Brown Sugar Mixture "topping":
3/4 cup dark brown sugar
3/4 cup finely chopped pecans
1 1/2 tsp ground cinnamon

Cake:
3 cups all-purpose flour
1 1/2 tsp baking powder
1 1/2 tsp baking soda
1/2 tsp salt
1 1/2 cups sugar
1 1/2 sticks (3/4 cup) salted butter, softened
1 Tbsp pure vanilla extract
3 large eggs
1 1/2 cup sour cream

Vanilla Glaze:
1/2 cup powdered sugar
1/2 tsp pure vanilla extract
2 to 3 tsp milk

Preheat oven to 350F. Grease either 2 large loaf pans or 1 bundt (12 cup) pan. Mix together the Brown Sugar Mixture and set aside. In a small mixing bowl, whisk together the flour, baking powder, baking soda and salt and set aside. In a large mixing bowl, beat together the eggs, vanilla, sugar and butter until smooth. Slowly add in 1/3 of the flour mixture. Then add 1/2 of the sour cream. Add another 1/3 of the flour mixture, and then the last of the sour cream.

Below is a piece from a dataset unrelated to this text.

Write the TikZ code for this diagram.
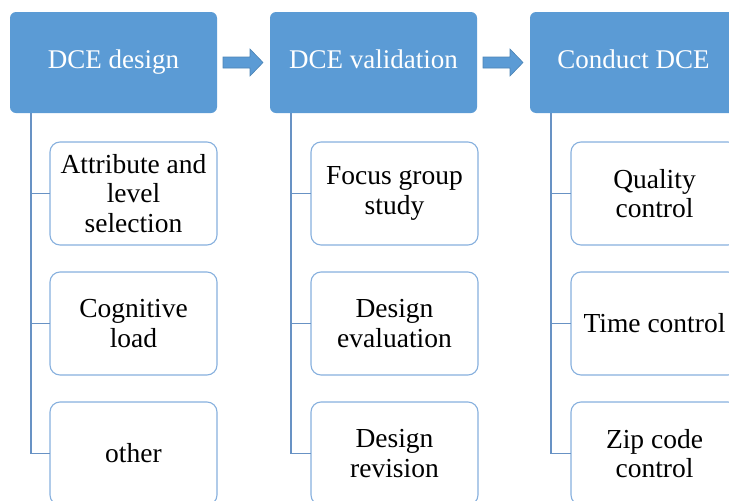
\documentclass[tikz,border=0pt]{standalone}
\usepackage{fontspec}
\setmainfont{Liberation Serif}
\usetikzlibrary{calc,positioning}
\definecolor{officeblue}{RGB}{91,155,213}
\definecolor{boxedge}{RGB}{135,176,222}
\definecolor{linkblue}{RGB}{104,146,196}

% block arrow between two header boxes
\newcommand{\blockarrow}[2]{%
  \filldraw[stepfill] ($(#1.east)+(6,5.5)$) -- ($(#2.west)+(-20,5.5)$)
    -- ($(#2.west)+(-20,13.5)$) -- ($(#2.west)+(-7,0)$)
    -- ($(#2.west)+(-20,-13.5)$) -- ($(#2.west)+(-20,-5.5)$)
    -- ($(#1.east)+(6,-5.5)$) -- cycle;}

\begin{document}
\begin{tikzpicture}[x=1pt,y=-1pt,
  header/.style={fill=officeblue, rounded corners=6pt, minimum width=207pt,
    minimum height=101pt, text=white, inner sep=0pt, outer sep=0pt,
    font=\fontsize{27}{32}\selectfont, text height=17pt, text depth=6pt},
  item/.style={draw=boxedge, line width=1.1pt, fill=white, rounded corners=10pt,
    minimum width=167pt, minimum height=103pt, align=center, inner sep=0pt,
    outer sep=0pt, font=\fontsize{27.5}{29.5}\selectfont},
  link/.style={draw=linkblue, line width=1.5pt},
  stepfill/.style={fill=officeblue, draw=officeblue!85!black, line width=0.6pt}]
  \useasboundingbox (0,0) rectangle (729,501);
  \clip (0,0) rectangle (729,501);

  % Headers.
  \node[header, anchor=north west] (h1) at (10,12) {DCE design};
  \node[header, right=53pt of h1] (h2) {DCE validation};
  \node[header, right=53pt of h2] (h3) {Conduct DCE};

  \blockarrow{h1}{h2}
  \blockarrow{h2}{h3}

  % First column.
  \node[item, anchor=north west] (c11) at (50,142) {Attribute and\\level\\selection};
  \node[item, below=27pt of c11] (c12) {Cognitive\\load};
  \node[item, below=27pt of c12] (c13) {other};

  % Second column.
  \node[item, anchor=north west] (c21) at (311,142) {Focus group\\study};
  \node[item, below=27pt of c21] (c22) {Design\\evaluation};
  \node[item, below=27pt of c22] (c23) {Design\\revision};

  % Third column.
  \node[item, anchor=north west] (c31) at (571,142) {Quality\\control};
  \node[item, below=27pt of c31] (c32) {Time control};
  \node[item, below=27pt of c32] (c33) {Zip code\\control};

  % Connectors.
  \foreach \col in {1,2,3}{
    \foreach \row in {1,2,3}{
      \draw[link] ([xshift=21pt]h\col.south west) |- (c\col\row.west);
    }
  }
\end{tikzpicture}
\end{document}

Finish mixing with the last of the flour mixture until just combined. (Do not over mix.) Batter will be thick. Cover the bottom of your pan with a layer of batter. Sprinkle on a layer of the Brown Sugar Mixture. Continue to layer alternately, the batter and the Brown Sugar Mixture until both are gone. (The loaf pans will have 2 layers of each and the bundt pan will have 4 layers of each.) Finish with some Brown Sugar Mixture on top. Bake for 1 hour, or until a skewer or toothpick inserted in the center comes out clean. Let cool in the pan for at least 10 minutes. Cool completely before cutting and serving.